Conventional wells get slowly furred up by mineral deposits in the pipes, leaving them blocked like old arteries. But supercritical fluid could turn out to be the hard water from hell. If its temperature or pressure drops too far, or it mixes with cooler steam, minerals and metals could suddenly precipitate out. This could seal the pipes entirely, causing a build-up of pressure and a blowout that could destroy the well. The trick will be to control the pressure at the top of well and the speed of fluid flowing to the surface. “It’s not a case of keeping out the harmful minerals, it’s a matter of controlling the conditions of production so that they don’t precipitate where you don’t want them to,” says Robert Fournier of the US Geological Survey, one of the project’s scientific advisers.
If they manage to tame the fluid, converting its energy into electricity using a turbine should be relatively easy. “If we can convert supercritical fluid to superheated steam we are in business,” says Fridleifsson. “Steam is something we are used to.” The only difference is that while a flow of 2 kilograms per second of conventional steam produces 1 megawatt of power, the same flow rate of supercritical steam could, theoretically, generate 10 megawatts.
With an energy source this efficient, it will be even cheaper to produce hydrogen, by electrolysing water, to fuel Iceland’s clean-energy revolution. Iceland’s commitment to hydrogen is already clear. The world’s first hydrogen filling station opened just outside Reykjavik in April 2003 to fuel three city buses. There are plans to convert the entire fishing fleet, and eventually the whole country, to run on hydrogen. But could going supercritical convert the rest of the world too?
Possibly. Turning hydrogen into a global commodity relies on finding a cheap way to produce it and a safe way to transport it. Supercritical fluids could offer a solution to both problems. “At temperatures above 400 °C, what are known as ‘supercritical water processes’ become possible,” says Dan Fraser of the University of Manitoba in Canada.

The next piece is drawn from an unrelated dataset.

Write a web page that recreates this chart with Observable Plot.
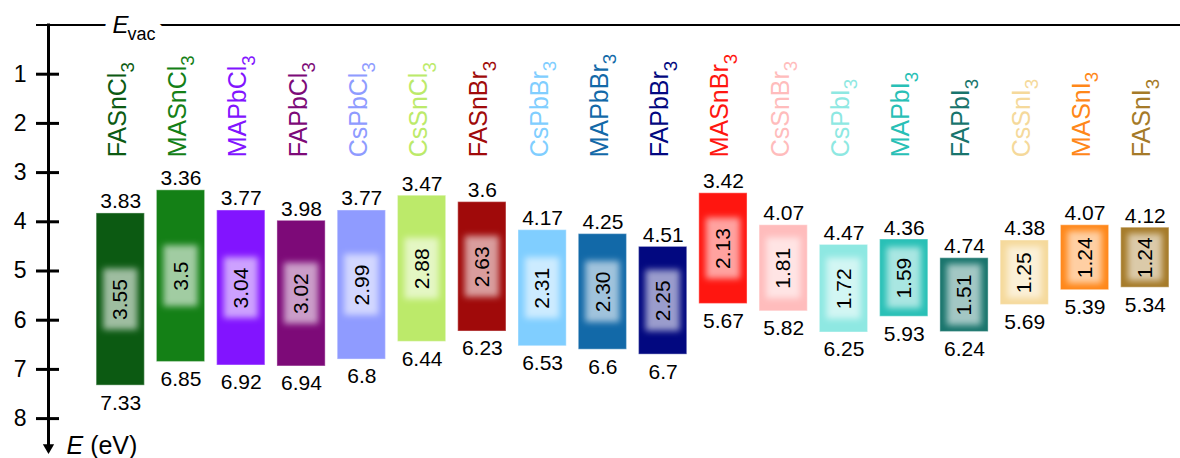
<!DOCTYPE html>
<html>
<head>
<meta charset="utf-8">
<script src="https://cdn.jsdelivr.net/npm/d3@7"></script>
<script src="https://cdn.jsdelivr.net/npm/@observablehq/plot@0.6"></script>
<style>
  html, body { margin: 0; padding: 0; background: #fff; }
  #chart svg { display: block; }
</style>
</head>
<body>
<div id="chart"></div>
<script>
// ---- data ----
const names = ["FASnCl3","MASnCl3","MAPbCl3","FAPbCl3","CsPbCl3","CsSnCl3","FASnBr3","CsPbBr3","MAPbBr3","FAPbBr3","MASnBr3","CsSnBr3","CsPbI3","MAPbI3","FAPbI3","CsSnI3","MASnI3","FASnI3"];
const cbLevels = [3.83, 3.36, 3.77, 3.98, 3.77, 3.47, 3.6, 4.17, 4.25, 4.51, 3.42, 4.07, 4.47, 4.36, 4.74, 4.38, 4.07, 4.12];
const vbLevels = [7.33, 6.85, 6.92, 6.94, 6.8, 6.44, 6.23, 6.53, 6.6, 6.7, 5.67, 5.82, 6.25, 5.93, 6.24, 5.69, 5.39, 5.34];
const gapLabels = ["3.55","3.5","3.04","3.02","2.99","2.88","2.63","2.31","2.30","2.25","2.13","1.81","1.72","1.59","1.51","1.25","1.24","1.24"];
const colors = ["#0c5a12","#148016","#8214ff","#7d0a78","#8f9bff","#bcea6a","#a00a0a","#80ceff","#1269a8","#020880","#ff1610","#ffbcbc","#8ee8e2","#28c0b6","#18746c","#f5d99b","#ff8719","#a57a28"];
const yTicks = [1, 2, 3, 4, 5, 6, 7, 8];

const data = names.map((name, i) => {
  const cb = cbLevels[i], vb = vbLevels[i];
  const mid = (cb + vb) / 2;
  const half = Math.min(0.62, (vb - cb) / 2 - 0.13);
  return {name, cb, vb, gap: gapLabels[i], color: colors[i], mid, g1: mid - half, g2: mid + half};
});

const FONT = "'Liberation Sans', Arial, Helvetica, sans-serif";
const evacOpts = {frameAnchor: "top-left", dx: 53, textAnchor: "start", lineAnchor: "middle", fontSize: 24};

const chart = Plot.plot({
  width: 1180,
  height: 458,
  marginLeft: 59,
  marginRight: 0,
  marginTop: 24.5,
  marginBottom: 3,
  style: {fontFamily: FONT, background: "#fff", color: "#000", overflow: "visible"},
  x: {type: "band", domain: names, paddingInner: 0.2, paddingOuter: 0.4, align: 0.77, round: false, axis: null},
  y: {domain: [0, 8.75], reverse: true, axis: null},
  marks: [
    // vacuum level line
    Plot.ruleY([0], {insetLeft: -23, stroke: "#000", strokeWidth: 2}),
    // energy axis line with arrow head
    Plot.frame({anchor: "left", dx: -11, insetBottom: 8, stroke: "#000", strokeWidth: 3}),
    Plot.dot([0], {frameAnchor: "bottom-left", dx: -11, dy: -8, symbol: "triangle", rotate: 180, r: 4.2, fill: "#000", stroke: null}),
    Plot.axisY(yTicks, {anchor: "left", tickSize: 23, tickPadding: 10, fontSize: 23, strokeWidth: 3, label: null}),
    // bars
    Plot.barY(data, {x: "name", y1: "cb", y2: "vb", fill: "color", stroke: "#fff", strokeOpacity: 0.35, strokeWidth: 1.2}),
    // glow behind gap labels
    Plot.barY(data, {x: "name", y1: "g1", y2: "g2", insetLeft: 7, insetRight: 7, fill: "#fff", fillOpacity: 0.6, ariaDescription: "glow"}),
    // gap labels
    Plot.text(data, {x: "name", y: "mid", text: "gap", rotate: -90, fontSize: 21, fill: "#000"}),
    // CB / VB labels
    Plot.text(data, {x: "name", y: "cb", text: d => String(d.cb), lineAnchor: "bottom", dy: -5, fontSize: 21, fill: "#000"}),
    Plot.text(data, {x: "name", y: "vb", text: d => String(d.vb), lineAnchor: "top", dy: 9, fontSize: 21, fill: "#000"}),
    // compound names
    Plot.text(data, {x: "name", y: 2.69, text: "name", rotate: -90, textAnchor: "start", lineAnchor: "middle", dx: -3, fontSize: 25, fill: "color", ariaDescription: "compound"}),
    // E_vac label: white halo breaking the line, then the text itself
    Plot.text(["Evac"], {...evacOpts, fill: "#fff", stroke: "#fff", strokeWidth: 18, ariaDescription: "evac"}),
    Plot.text(["Evac"], {...evacOpts, fill: "#000", ariaDescription: "evac"}),
    // E (eV) label
    Plot.text(["E (eV)"], {frameAnchor: "bottom-left", dx: 7, dy: -2, textAnchor: "start", lineAnchor: "bottom", fontSize: 25, fill: "#000", ariaDescription: "elabel"})
  ]
});

document.getElementById("chart").appendChild(chart);

// ---- post-processing: blur filter, subscripts, italics ----
const svg = d3.select(chart);
const defs = svg.insert("defs", ":first-child");
defs.append("filter").attr("id", "glowblur")
  .attr("x", "-20%").attr("y", "-20%").attr("width", "140%").attr("height", "140%")
  .append("feGaussianBlur").attr("stdDeviation", 3.2);
svg.select('g[aria-description="glow"]').attr("filter", "url(#glowblur)");

svg.selectAll('g[aria-description="compound"] text').each(function() {
  const s = this.textContent;
  const t = d3.select(this);
  t.text(null);
  t.append("tspan").text(s.slice(0, -1));
  t.append("tspan").attr("font-size", "0.75em").attr("dy", "0.45em").text(s.slice(-1));
});

svg.selectAll('g[aria-description="evac"] text').each(function() {
  const t = d3.select(this);
  t.text(null);
  t.append("tspan").attr("font-style", "italic").text("E");
  t.append("tspan").attr("font-size", "0.75em").attr("dy", "0.4em").attr("dx", "-0.05em").text("vac");
});

svg.selectAll('g[aria-description="elabel"] text').each(function() {
  const t = d3.select(this);
  t.text(null);
  t.append("tspan").attr("font-style", "italic").text("E");
  t.append("tspan").text(" (eV)");
});
</script>
</body>
</html>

Fraser thinks it should be possible to use a process called “supercritical water partial oxidation” to catalyse a reaction that transforms organic material – present in the fluid from the mine or added later – to create hydrogen directly. He also believes it is possible to efficiently convert carbon dioxide and hydrogen into methanol, which can be shipped around the world and is easily broken down into hydrogen when required.
Global hotspots
Better still, geothermal hotspots like Reykjanes are not unique to Iceland. Fraser’s group is working on a similar project in the Aleutian Islands, and other potential sites exist in the Great Rift Valley in Africa, Italy, Mexico, Costa Rica, Hawaii, California, Nicaragua, Japan and New Zealand: in fact, wherever there are young volcanic rocks. If the IDDP is successful, its technology could be applied worldwide.

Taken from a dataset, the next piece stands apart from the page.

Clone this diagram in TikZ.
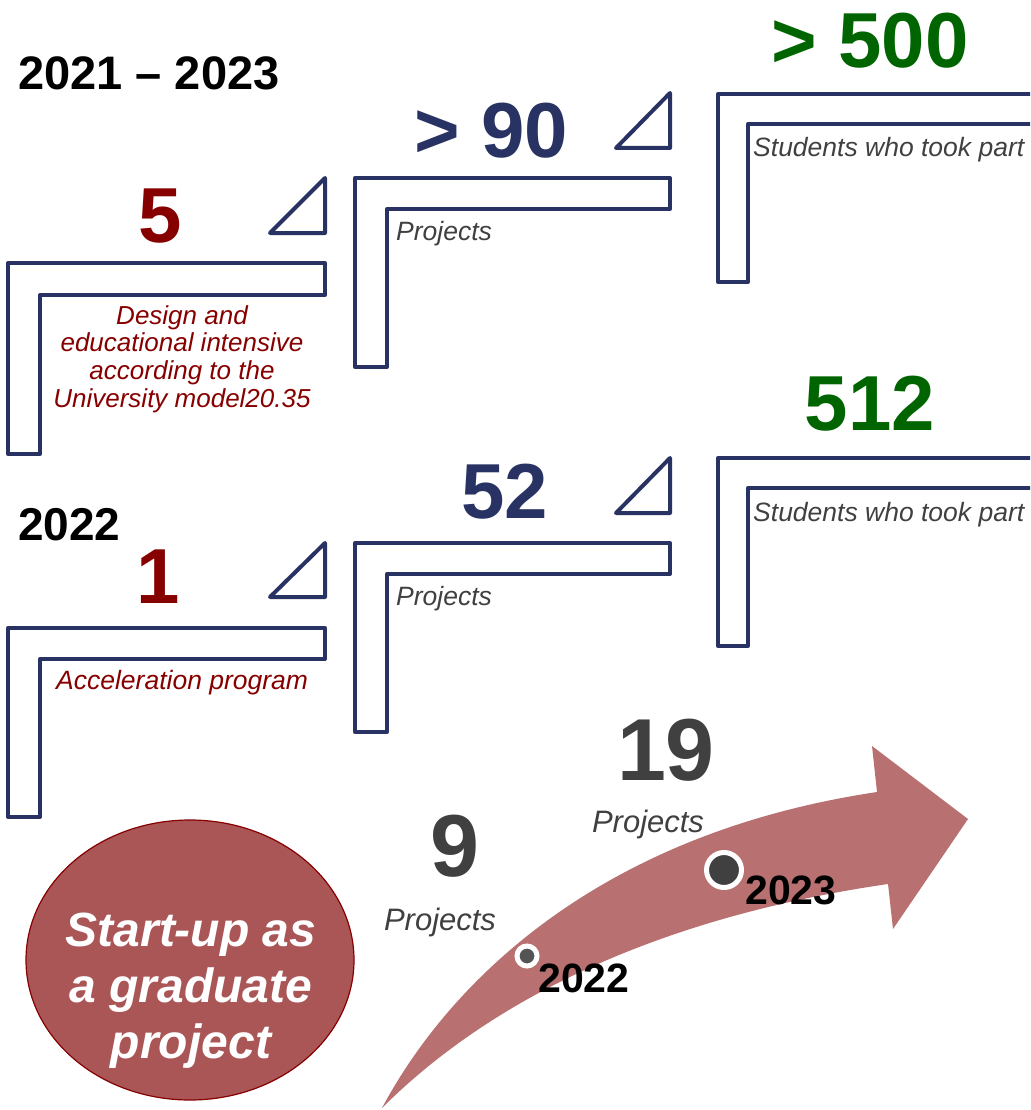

But there is much more to the IDDP than just cheap energy and hydrogen production (see “Core benefits”). The same metals that could cause problems in the plumbing might turn out to be as profitable as the production of energy – if not more so. Fraser’s group is awaiting a patent on a system to extract metals from supercritical fluids, based on the sudden precipitation that occurs when supercritical fluid meets cold water. This process has already been observed around black smokers. If geologists can recreate it at the well head, geologically active countries could become huge stores of clean energy, as well as finding themselves quite literally sitting on a gold mine – and a sustainable one at that. “If you’re drilling supercritical, pretty much the whole periodic table could come up. Third World countries could suddenly have resources of gold, silver, copper and zinc,” Fraser says.
But no one is certain that this form of mining will succeed, and for now the ever-pragmatic IDDP team is focusing on the job in hand: to reach a depth of 5 kilometres safely. Geologists, engineers and environmentalists are all watching closely. Listening to the international experts who have gathered in Iceland to discuss the science, it is clear that no one is sure what they will encounter at that depth. “After hearing so many eminent scientists with different views, you think, well, we just don’t know,” Bjarnason says at the end of the two-day meeting. Like everyone else involved, he can see only one way of finding out – by drilling that hole.


Core benefits
When the Iceland Deep Drilling Project was announced at the World Geothermal Conference four years ago, scientists around the world pricked up their ears. Geologists in particular spied an opportunity to make the most of what the Icelanders had in mind. “The mid-ocean ridge is one of the major features of the planet, and we could get 2 kilometres of core through the transition from upper to lower crust,” says Wilfred Elders, a geologist at the University of California, Riverside and one of the IDDP’s principal investigators. This core would provide insights into an environment where an oceanic plate is forming.
Iceland is also one of the best places to study an active mid-ocean ridge without the expense and complication of having to drill at sea. “Very little is known about the fluid and rock interaction at these depths. At the moment we only have theories,” says Alister Skinner of the British Geological Survey.
But it is not only geologists who are interested. Since deep-sea hydrothermal vents, or black smokers, were discovered in the late 1970s, scientists have been fascinated by these unique chemical factories found on ocean ridges. They create towering deposits of ores and, remarkably, manage to sustain life. If there is a supercritical reservoir underneath Reykjanes, it could be used as a laboratory for studying metal transport in supercritical fluid, exactly as it happens in black smokers. “The results will be of global significance,” Elders says.